## BEGIN AVAILABLE DATA

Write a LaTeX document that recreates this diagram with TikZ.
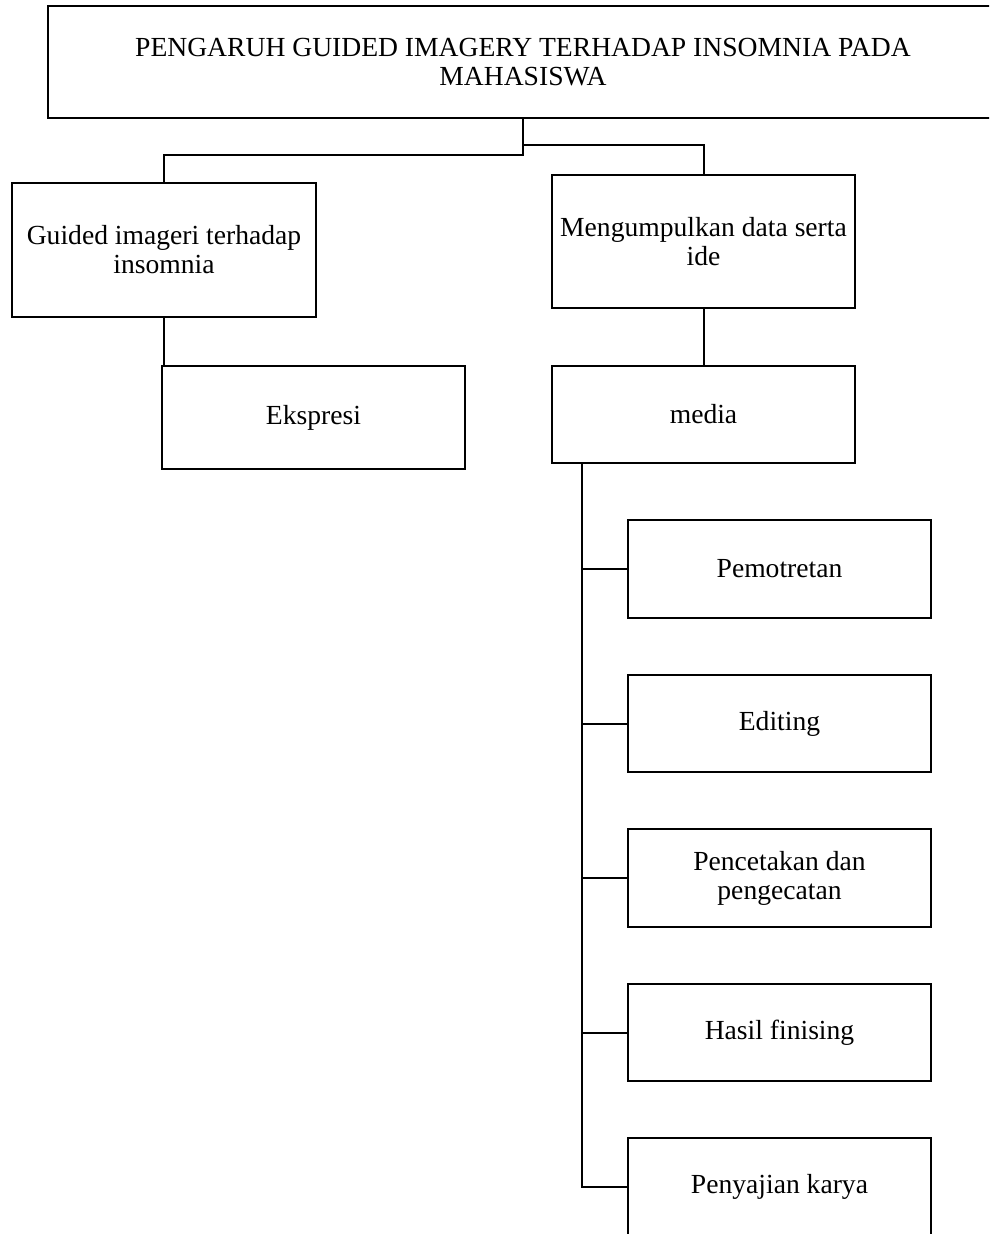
\documentclass[tikz,border=0pt]{standalone}
\usepackage{fontspec}
\setmainfont{Liberation Serif}
\begin{document}
\begin{tikzpicture}[x=1pt,y=-1pt,
  box/.style={draw=black,line width=2pt,fill=white,align=center,inner sep=0pt,
    font=\fontsize{27.6}{29}\selectfont},
  link/.style={draw=black,line width=2pt},
  spine/.style={draw=black,line width=2.6pt}]
\useasboundingbox (0,0) rectangle (989,1234);
\clip (0,0) rectangle (989,1234);
% boxes
\node[box,minimum width=950pt,minimum height=112pt] (title) at (523,62)
  {PENGARUH GUIDED IMAGERY TERHADAP INSOMNIA PADA\\MAHASISWA};
\node[box,minimum width=304pt,minimum height=134pt] (guided) at (164,250)
  {Guided imageri terhadap\\insomnia};
\node[box,minimum width=303pt,minimum height=103pt] (eks) at (313.5,417.5) {Ekspresi};
\node[box,minimum width=303pt,minimum height=133pt] (meng) at (703.5,241.5)
  {Mengumpulkan data serta\\ide};
\node[box,minimum width=303pt,minimum height=97pt] (media) at (703.5,414.5) {media};
\node[box,minimum width=303pt,minimum height=98pt] (p1) at (779.5,569) {Pemotretan};
\node[box,minimum width=303pt,minimum height=97pt] (p2) at (779.5,723.5) {Editing};
\node[box,minimum width=303pt,minimum height=98pt] (p3) at (779.5,878)
  {Pencetakan dan\\pengecatan};
\node[box,minimum width=303pt,minimum height=97pt] (p4) at (779.5,1032.5) {Hasil finising};
\node[box,minimum width=303pt,minimum height=98pt] (p5) at (779.5,1187) {Penyajian karya};
% junction coordinates
\coordinate (jl) at (523,155);
\coordinate (jr) at (523,145);
\coordinate (sp) at (582,463);
% connectors
\draw[link] (title.south) -- (jl) -- (jl -| guided.north) -- (guided.north);
\draw[link] (jr) -- (jr -| meng.north) -- (meng.north);
\draw[link] (guided.south) -- (guided.south |- eks.north);
\draw[link] (meng.south) -- (media.north);
\draw[spine] (sp) -- (sp |- p5.west) -- (p5.west);
\draw[link] (sp |- p1.west) -- (p1.west);
\draw[link] (sp |- p2.west) -- (p2.west);
\draw[link] (sp |- p3.west) -- (p3.west);
\draw[link] (sp |- p4.west) -- (p4.west);
\end{tikzpicture}
\end{document}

## END AVAILABLE DATA

# [TASK INSTRUCTIONS]
Omit pictures; set down the rest of the material word for word.

# [THE RESULT]
Write a LaTeX document that recreates this diagram with TikZ.
\documentclass[tikz,border=0pt]{standalone}
\usepackage{fontspec}
\setmainfont{Liberation Serif}
\begin{document}
\begin{tikzpicture}[x=1pt,y=-1pt,
  box/.style={draw=black,line width=2pt,fill=white,align=center,inner sep=0pt,
    font=\fontsize{27.6}{29}\selectfont},
  link/.style={draw=black,line width=2pt},
  spine/.style={draw=black,line width=2.6pt}]
\useasboundingbox (0,0) rectangle (989,1234);
\clip (0,0) rectangle (989,1234);
% boxes
\node[box,minimum width=950pt,minimum height=112pt] (title) at (523,62)
  {PENGARUH GUIDED IMAGERY TERHADAP INSOMNIA PADA\\MAHASISWA};
\node[box,minimum width=304pt,minimum height=134pt] (guided) at (164,250)
  {Guided imageri terhadap\\insomnia};
\node[box,minimum width=303pt,minimum height=103pt] (eks) at (313.5,417.5) {Ekspresi};
\node[box,minimum width=303pt,minimum height=133pt] (meng) at (703.5,241.5)
  {Mengumpulkan data serta\\ide};
\node[box,minimum width=303pt,minimum height=97pt] (media) at (703.5,414.5) {media};
\node[box,minimum width=303pt,minimum height=98pt] (p1) at (779.5,569) {Pemotretan};
\node[box,minimum width=303pt,minimum height=97pt] (p2) at (779.5,723.5) {Editing};
\node[box,minimum width=303pt,minimum height=98pt] (p3) at (779.5,878)
  {Pencetakan dan\\pengecatan};
\node[box,minimum width=303pt,minimum height=97pt] (p4) at (779.5,1032.5) {Hasil finising};
\node[box,minimum width=303pt,minimum height=98pt] (p5) at (779.5,1187) {Penyajian karya};
% junction coordinates
\coordinate (jl) at (523,155);
\coordinate (jr) at (523,145);
\coordinate (sp) at (582,463);
% connectors
\draw[link] (title.south) -- (jl) -- (jl -| guided.north) -- (guided.north);
\draw[link] (jr) -- (jr -| meng.north) -- (meng.north);
\draw[link] (guided.south) -- (guided.south |- eks.north);
\draw[link] (meng.south) -- (media.north);
\draw[spine] (sp) -- (sp |- p5.west) -- (p5.west);
\draw[link] (sp |- p1.west) -- (p1.west);
\draw[link] (sp |- p2.west) -- (p2.west);
\draw[link] (sp |- p3.west) -- (p3.west);
\draw[link] (sp |- p4.west) -- (p4.west);
\end{tikzpicture}
\end{document}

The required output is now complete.